*Exercise instructions*.
Nothing but the lines from the line with "Give me the" to the line with "92, 76, 63];", both included, is to be repeated, and those exactly. Leave out the pictures.

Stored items
********************

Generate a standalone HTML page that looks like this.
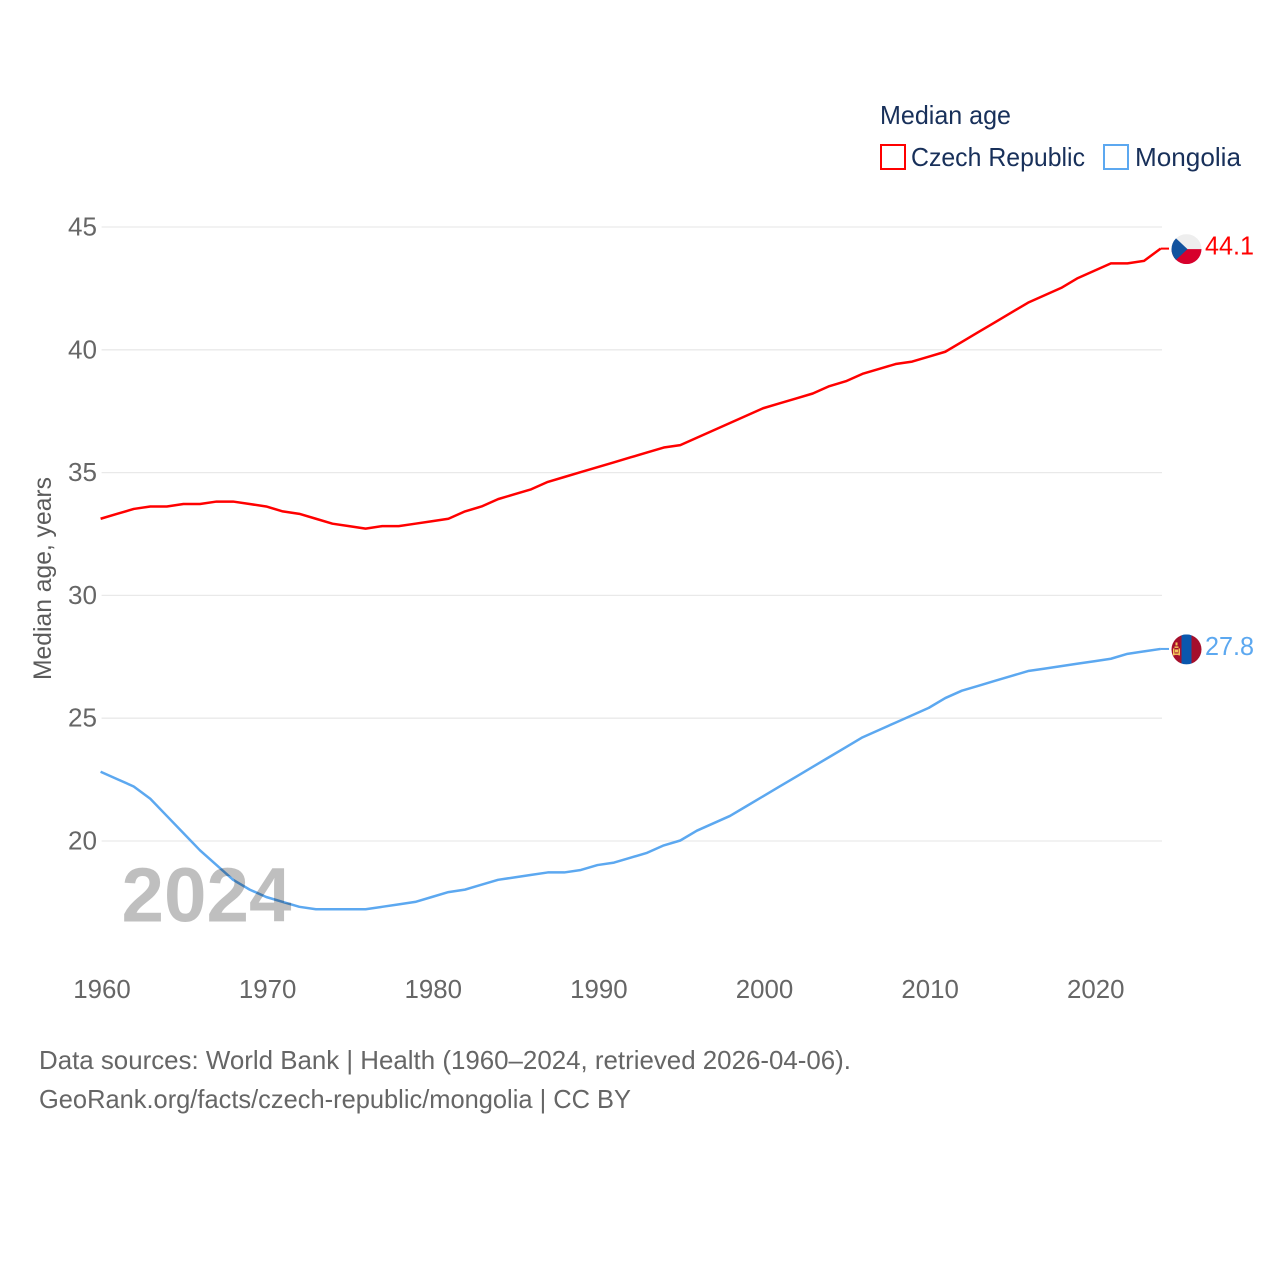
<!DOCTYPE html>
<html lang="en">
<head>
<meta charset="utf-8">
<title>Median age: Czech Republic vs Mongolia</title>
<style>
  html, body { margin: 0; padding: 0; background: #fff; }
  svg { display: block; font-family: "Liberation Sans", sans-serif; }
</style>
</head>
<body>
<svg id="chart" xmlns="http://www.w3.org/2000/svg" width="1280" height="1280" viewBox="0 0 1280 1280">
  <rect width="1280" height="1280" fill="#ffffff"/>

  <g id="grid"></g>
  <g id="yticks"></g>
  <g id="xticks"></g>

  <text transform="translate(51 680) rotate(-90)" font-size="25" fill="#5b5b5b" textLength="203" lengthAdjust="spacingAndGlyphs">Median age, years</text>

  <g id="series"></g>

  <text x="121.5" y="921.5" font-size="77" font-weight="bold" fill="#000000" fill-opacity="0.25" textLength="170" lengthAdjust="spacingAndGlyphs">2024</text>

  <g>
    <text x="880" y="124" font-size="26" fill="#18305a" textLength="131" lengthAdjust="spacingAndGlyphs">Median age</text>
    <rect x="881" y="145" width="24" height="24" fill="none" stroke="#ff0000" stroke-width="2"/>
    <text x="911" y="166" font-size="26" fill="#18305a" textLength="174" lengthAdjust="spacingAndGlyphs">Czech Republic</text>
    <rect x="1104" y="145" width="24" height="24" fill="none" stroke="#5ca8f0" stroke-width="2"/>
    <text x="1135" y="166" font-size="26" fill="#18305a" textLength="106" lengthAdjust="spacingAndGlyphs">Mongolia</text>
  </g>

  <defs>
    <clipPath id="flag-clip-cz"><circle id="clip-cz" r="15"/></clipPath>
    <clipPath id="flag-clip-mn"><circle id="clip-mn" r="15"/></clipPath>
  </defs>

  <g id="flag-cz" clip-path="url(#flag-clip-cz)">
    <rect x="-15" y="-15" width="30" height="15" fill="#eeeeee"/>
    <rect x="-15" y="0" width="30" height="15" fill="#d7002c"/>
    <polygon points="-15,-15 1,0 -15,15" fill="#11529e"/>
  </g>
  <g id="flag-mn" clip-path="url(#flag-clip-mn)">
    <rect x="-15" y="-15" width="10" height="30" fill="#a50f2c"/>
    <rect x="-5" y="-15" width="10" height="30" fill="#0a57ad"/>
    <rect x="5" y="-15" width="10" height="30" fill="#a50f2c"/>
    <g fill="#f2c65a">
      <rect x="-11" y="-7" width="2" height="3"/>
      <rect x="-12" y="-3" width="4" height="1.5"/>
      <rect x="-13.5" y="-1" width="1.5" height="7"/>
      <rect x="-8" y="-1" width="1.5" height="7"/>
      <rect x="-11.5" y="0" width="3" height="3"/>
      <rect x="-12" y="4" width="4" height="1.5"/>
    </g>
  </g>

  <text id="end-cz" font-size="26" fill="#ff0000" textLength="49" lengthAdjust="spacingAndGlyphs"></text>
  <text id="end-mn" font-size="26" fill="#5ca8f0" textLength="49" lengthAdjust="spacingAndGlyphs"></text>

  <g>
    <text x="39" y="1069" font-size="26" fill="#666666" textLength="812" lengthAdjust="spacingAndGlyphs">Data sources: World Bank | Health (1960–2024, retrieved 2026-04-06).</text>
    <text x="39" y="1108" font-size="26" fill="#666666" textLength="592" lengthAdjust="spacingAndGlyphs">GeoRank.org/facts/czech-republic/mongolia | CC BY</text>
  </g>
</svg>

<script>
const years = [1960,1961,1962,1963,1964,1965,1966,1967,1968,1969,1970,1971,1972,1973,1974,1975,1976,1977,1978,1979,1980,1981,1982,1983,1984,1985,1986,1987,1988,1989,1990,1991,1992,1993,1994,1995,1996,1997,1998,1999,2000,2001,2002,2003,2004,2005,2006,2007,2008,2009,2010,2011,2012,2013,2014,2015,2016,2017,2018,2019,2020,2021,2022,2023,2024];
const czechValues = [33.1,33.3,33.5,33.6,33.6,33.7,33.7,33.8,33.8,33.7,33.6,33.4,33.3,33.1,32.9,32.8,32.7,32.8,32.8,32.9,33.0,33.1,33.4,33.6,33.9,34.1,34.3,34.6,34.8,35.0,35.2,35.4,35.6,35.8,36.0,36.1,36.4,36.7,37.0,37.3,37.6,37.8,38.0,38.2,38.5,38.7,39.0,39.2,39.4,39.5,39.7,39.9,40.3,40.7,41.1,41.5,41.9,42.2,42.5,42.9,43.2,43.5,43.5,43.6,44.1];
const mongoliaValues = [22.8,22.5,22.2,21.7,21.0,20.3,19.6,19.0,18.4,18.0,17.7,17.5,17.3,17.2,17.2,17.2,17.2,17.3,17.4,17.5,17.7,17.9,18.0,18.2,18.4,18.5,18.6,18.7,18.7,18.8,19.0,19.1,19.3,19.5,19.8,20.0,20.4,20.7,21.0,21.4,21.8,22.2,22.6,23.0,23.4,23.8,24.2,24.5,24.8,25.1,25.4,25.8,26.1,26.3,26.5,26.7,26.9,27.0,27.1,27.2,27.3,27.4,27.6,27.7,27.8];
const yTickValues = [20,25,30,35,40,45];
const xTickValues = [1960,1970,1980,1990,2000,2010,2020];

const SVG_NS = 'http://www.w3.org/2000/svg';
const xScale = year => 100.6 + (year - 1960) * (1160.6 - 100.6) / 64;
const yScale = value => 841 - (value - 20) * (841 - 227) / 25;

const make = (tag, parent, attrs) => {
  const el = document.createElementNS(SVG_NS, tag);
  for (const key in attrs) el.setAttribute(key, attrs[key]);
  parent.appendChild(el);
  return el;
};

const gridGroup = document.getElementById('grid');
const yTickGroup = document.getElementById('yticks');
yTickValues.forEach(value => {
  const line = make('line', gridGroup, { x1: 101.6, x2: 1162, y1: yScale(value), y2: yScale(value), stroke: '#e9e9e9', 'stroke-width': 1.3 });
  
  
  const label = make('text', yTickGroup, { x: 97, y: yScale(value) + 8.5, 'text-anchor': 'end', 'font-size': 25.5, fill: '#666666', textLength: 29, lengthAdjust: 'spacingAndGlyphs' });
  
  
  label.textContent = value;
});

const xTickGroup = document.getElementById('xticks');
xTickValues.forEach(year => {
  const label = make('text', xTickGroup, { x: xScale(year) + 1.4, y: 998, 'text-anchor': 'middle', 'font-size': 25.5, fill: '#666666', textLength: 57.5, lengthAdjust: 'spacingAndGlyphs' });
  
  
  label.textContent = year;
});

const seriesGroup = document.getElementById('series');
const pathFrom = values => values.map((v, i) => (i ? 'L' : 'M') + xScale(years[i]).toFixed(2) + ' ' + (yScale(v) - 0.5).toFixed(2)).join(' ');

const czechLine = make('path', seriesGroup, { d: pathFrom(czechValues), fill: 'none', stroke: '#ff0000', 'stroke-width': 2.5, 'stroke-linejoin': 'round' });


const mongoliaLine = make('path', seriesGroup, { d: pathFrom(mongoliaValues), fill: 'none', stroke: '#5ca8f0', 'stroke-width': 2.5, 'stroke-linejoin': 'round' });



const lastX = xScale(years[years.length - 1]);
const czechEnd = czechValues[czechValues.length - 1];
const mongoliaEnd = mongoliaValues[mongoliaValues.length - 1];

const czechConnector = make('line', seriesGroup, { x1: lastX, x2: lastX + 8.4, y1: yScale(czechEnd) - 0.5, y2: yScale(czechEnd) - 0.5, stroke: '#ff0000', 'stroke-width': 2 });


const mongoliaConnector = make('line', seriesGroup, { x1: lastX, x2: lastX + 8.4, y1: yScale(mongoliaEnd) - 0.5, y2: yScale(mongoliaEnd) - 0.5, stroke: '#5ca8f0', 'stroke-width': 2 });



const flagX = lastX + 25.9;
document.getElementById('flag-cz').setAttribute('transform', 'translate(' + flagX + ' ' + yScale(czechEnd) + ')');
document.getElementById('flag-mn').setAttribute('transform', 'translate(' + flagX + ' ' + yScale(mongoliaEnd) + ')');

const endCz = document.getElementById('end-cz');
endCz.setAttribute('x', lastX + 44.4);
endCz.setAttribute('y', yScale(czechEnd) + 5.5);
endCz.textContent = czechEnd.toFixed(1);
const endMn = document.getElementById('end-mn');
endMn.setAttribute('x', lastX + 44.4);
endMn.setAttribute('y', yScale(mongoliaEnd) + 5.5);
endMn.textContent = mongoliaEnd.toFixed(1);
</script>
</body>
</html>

********************

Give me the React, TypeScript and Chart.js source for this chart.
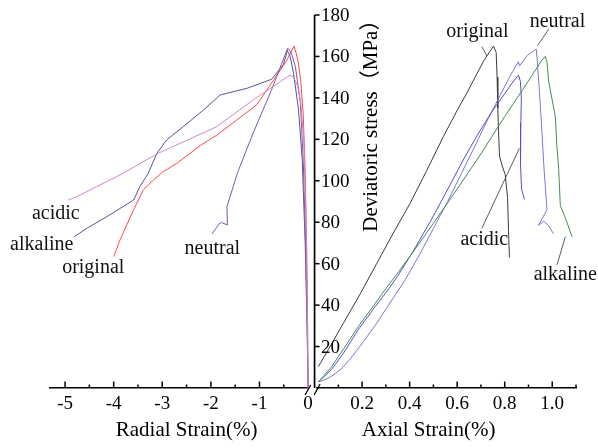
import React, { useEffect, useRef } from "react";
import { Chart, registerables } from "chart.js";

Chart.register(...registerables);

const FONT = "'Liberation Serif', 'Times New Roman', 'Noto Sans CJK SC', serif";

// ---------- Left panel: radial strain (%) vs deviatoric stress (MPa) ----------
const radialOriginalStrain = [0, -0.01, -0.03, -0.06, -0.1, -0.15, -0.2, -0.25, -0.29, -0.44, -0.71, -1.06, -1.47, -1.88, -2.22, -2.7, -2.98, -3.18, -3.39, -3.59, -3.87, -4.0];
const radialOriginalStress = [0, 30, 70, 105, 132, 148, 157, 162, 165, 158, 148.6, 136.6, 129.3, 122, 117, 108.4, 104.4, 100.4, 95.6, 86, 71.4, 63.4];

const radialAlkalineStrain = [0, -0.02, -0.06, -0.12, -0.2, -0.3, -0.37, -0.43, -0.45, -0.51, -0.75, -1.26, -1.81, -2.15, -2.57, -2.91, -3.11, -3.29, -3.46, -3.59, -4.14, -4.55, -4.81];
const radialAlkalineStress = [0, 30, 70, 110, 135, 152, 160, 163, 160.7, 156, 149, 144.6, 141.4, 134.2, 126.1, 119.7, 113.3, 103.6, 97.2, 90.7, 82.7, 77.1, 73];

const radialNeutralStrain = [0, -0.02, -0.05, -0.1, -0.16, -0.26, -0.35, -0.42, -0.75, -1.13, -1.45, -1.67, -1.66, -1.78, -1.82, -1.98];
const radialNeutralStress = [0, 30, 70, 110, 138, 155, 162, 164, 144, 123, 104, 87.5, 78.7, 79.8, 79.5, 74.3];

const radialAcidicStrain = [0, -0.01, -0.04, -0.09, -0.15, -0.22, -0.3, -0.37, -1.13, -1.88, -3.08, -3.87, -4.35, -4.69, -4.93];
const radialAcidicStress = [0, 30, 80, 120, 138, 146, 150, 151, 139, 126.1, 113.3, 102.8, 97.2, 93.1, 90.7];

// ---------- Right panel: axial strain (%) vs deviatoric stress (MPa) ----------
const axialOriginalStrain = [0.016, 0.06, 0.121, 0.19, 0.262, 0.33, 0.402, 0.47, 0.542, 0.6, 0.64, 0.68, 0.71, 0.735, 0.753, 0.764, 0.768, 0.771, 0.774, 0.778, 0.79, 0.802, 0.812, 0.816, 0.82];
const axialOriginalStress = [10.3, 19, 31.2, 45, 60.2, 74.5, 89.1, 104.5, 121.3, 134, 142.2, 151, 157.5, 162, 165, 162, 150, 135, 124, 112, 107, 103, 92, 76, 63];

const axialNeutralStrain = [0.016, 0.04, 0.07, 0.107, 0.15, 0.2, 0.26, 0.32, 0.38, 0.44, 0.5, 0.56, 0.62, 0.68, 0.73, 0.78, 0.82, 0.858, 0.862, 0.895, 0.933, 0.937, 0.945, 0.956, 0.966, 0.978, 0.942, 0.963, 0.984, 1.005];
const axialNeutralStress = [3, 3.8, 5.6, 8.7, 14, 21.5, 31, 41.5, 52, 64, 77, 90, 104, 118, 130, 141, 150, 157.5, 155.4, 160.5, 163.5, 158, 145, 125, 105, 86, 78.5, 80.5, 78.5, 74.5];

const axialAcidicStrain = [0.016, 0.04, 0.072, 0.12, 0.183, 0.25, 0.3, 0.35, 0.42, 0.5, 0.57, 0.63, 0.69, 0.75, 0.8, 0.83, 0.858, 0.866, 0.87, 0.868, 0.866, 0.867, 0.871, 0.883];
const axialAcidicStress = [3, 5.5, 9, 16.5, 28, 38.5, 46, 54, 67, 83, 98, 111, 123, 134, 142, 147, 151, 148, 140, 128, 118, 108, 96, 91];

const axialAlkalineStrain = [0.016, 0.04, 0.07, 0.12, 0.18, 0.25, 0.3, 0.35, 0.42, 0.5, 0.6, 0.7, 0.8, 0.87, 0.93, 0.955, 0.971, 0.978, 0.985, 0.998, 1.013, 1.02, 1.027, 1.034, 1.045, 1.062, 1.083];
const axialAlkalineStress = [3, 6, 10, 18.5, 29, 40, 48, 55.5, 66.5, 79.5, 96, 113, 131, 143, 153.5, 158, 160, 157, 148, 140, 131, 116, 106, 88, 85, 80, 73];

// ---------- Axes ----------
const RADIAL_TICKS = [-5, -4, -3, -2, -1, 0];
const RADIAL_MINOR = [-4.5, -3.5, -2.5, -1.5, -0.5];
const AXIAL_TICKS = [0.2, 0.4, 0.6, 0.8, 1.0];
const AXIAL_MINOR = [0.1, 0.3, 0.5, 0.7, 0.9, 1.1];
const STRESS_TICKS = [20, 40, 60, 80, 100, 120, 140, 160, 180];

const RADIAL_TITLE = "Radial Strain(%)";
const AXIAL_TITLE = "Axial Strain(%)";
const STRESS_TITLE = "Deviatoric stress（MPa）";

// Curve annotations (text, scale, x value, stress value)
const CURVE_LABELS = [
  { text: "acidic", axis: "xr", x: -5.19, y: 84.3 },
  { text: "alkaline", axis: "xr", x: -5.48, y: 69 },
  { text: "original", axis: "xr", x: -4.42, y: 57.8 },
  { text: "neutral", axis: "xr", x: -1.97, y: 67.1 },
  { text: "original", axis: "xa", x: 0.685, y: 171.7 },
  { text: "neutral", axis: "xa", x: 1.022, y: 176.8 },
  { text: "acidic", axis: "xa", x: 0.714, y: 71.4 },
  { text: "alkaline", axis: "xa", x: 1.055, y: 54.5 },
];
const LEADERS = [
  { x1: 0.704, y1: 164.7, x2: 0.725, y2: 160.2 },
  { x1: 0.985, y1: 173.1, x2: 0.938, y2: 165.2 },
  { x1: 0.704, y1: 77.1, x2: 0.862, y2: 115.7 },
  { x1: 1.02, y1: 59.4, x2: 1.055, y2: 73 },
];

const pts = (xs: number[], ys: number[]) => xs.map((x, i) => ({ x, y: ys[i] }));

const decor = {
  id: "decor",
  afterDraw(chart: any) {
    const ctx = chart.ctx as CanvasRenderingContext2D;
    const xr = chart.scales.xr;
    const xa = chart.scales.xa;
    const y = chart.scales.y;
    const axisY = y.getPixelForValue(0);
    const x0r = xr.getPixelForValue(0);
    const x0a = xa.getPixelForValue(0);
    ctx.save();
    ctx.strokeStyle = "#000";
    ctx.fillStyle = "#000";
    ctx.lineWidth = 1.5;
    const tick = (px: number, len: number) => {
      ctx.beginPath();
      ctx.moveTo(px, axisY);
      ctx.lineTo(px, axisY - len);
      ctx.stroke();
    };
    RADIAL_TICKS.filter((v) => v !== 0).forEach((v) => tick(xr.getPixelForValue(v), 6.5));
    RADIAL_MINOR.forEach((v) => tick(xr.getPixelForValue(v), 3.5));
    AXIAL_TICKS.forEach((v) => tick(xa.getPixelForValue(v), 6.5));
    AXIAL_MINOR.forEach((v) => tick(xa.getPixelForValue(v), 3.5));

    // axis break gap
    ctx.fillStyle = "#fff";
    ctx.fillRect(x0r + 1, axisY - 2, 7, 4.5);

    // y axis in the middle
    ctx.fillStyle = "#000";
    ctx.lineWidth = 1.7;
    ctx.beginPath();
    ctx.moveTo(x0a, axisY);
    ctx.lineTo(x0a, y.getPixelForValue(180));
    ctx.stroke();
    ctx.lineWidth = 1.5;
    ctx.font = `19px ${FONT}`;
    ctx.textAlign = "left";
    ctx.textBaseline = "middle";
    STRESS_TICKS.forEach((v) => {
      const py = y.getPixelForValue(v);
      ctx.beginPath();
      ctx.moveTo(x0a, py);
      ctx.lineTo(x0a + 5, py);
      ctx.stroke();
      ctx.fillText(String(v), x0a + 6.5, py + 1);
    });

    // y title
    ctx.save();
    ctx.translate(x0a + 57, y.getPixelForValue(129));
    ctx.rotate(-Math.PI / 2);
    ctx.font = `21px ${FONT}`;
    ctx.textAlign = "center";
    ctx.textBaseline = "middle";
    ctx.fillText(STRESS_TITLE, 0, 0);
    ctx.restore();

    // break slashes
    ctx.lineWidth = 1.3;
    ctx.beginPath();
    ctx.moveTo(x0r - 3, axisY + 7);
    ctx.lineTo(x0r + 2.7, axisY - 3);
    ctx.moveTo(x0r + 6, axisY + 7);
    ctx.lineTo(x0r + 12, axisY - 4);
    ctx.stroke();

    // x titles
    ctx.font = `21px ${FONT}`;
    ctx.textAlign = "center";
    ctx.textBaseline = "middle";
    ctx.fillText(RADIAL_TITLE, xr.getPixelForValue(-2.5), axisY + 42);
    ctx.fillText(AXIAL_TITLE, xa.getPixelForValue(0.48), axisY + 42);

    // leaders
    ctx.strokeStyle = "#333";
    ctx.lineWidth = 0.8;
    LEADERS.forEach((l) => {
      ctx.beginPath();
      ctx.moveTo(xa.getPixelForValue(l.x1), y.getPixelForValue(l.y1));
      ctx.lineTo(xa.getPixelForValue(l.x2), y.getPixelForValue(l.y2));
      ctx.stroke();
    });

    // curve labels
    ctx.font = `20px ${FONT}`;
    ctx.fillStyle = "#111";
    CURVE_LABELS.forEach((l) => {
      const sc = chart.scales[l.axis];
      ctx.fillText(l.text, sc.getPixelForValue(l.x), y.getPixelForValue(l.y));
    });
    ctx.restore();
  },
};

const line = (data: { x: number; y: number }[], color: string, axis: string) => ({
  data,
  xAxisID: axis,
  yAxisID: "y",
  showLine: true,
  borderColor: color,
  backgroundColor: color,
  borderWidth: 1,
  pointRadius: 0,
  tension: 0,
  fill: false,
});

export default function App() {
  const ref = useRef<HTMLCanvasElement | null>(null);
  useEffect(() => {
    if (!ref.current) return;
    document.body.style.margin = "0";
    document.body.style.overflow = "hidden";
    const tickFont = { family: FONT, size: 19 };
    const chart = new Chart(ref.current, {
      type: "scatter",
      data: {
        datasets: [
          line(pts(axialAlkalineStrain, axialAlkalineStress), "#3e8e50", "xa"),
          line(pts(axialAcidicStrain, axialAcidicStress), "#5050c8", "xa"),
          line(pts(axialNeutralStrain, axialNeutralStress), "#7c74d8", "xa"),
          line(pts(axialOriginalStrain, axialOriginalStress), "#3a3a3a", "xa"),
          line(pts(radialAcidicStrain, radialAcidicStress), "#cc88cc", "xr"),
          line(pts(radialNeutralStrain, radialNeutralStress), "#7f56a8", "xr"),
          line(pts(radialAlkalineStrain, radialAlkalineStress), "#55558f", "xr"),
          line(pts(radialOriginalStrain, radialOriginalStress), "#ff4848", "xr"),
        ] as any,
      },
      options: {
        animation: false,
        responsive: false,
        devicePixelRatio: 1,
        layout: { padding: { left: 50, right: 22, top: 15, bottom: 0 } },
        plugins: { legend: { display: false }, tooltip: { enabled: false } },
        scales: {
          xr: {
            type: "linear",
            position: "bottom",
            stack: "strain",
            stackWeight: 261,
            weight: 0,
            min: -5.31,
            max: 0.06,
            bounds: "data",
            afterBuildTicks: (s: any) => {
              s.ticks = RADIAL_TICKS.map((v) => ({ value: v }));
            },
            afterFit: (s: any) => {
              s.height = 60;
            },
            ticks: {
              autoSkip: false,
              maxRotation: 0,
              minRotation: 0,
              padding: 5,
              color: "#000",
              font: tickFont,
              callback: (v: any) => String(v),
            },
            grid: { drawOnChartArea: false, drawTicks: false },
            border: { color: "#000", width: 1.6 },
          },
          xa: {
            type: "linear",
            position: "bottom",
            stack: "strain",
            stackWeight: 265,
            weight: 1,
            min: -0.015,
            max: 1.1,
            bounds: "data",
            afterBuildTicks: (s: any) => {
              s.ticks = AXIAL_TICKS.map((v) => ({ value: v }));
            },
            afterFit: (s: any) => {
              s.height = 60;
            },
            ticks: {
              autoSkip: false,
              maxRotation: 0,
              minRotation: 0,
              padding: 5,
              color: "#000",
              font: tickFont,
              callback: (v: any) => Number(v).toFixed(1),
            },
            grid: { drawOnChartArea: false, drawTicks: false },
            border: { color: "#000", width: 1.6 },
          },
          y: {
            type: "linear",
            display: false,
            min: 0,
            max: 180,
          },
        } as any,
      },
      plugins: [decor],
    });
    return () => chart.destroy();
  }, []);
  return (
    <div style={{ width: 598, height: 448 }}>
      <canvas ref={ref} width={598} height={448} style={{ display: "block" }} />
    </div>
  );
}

********************

*Exercise response*.
Give me the React, TypeScript and Chart.js source for this chart.
import React, { useEffect, useRef } from "react";
import { Chart, registerables } from "chart.js";

Chart.register(...registerables);

const FONT = "'Liberation Serif', 'Times New Roman', 'Noto Sans CJK SC', serif";

// ---------- Left panel: radial strain (%) vs deviatoric stress (MPa) ----------
const radialOriginalStrain = [0, -0.01, -0.03, -0.06, -0.1, -0.15, -0.2, -0.25, -0.29, -0.44, -0.71, -1.06, -1.47, -1.88, -2.22, -2.7, -2.98, -3.18, -3.39, -3.59, -3.87, -4.0];
const radialOriginalStress = [0, 30, 70, 105, 132, 148, 157, 162, 165, 158, 148.6, 136.6, 129.3, 122, 117, 108.4, 104.4, 100.4, 95.6, 86, 71.4, 63.4];

const radialAlkalineStrain = [0, -0.02, -0.06, -0.12, -0.2, -0.3, -0.37, -0.43, -0.45, -0.51, -0.75, -1.26, -1.81, -2.15, -2.57, -2.91, -3.11, -3.29, -3.46, -3.59, -4.14, -4.55, -4.81];
const radialAlkalineStress = [0, 30, 70, 110, 135, 152, 160, 163, 160.7, 156, 149, 144.6, 141.4, 134.2, 126.1, 119.7, 113.3, 103.6, 97.2, 90.7, 82.7, 77.1, 73];

const radialNeutralStrain = [0, -0.02, -0.05, -0.1, -0.16, -0.26, -0.35, -0.42, -0.75, -1.13, -1.45, -1.67, -1.66, -1.78, -1.82, -1.98];
const radialNeutralStress = [0, 30, 70, 110, 138, 155, 162, 164, 144, 123, 104, 87.5, 78.7, 79.8, 79.5, 74.3];

const radialAcidicStrain = [0, -0.01, -0.04, -0.09, -0.15, -0.22, -0.3, -0.37, -1.13, -1.88, -3.08, -3.87, -4.35, -4.69, -4.93];
const radialAcidicStress = [0, 30, 80, 120, 138, 146, 150, 151, 139, 126.1, 113.3, 102.8, 97.2, 93.1, 90.7];

// ---------- Right panel: axial strain (%) vs deviatoric stress (MPa) ----------
const axialOriginalStrain = [0.016, 0.06, 0.121, 0.19, 0.262, 0.33, 0.402, 0.47, 0.542, 0.6, 0.64, 0.68, 0.71, 0.735, 0.753, 0.764, 0.768, 0.771, 0.774, 0.778, 0.79, 0.802, 0.812, 0.816, 0.82];
const axialOriginalStress = [10.3, 19, 31.2, 45, 60.2, 74.5, 89.1, 104.5, 121.3, 134, 142.2, 151, 157.5, 162, 165, 162, 150, 135, 124, 112, 107, 103, 92, 76, 63];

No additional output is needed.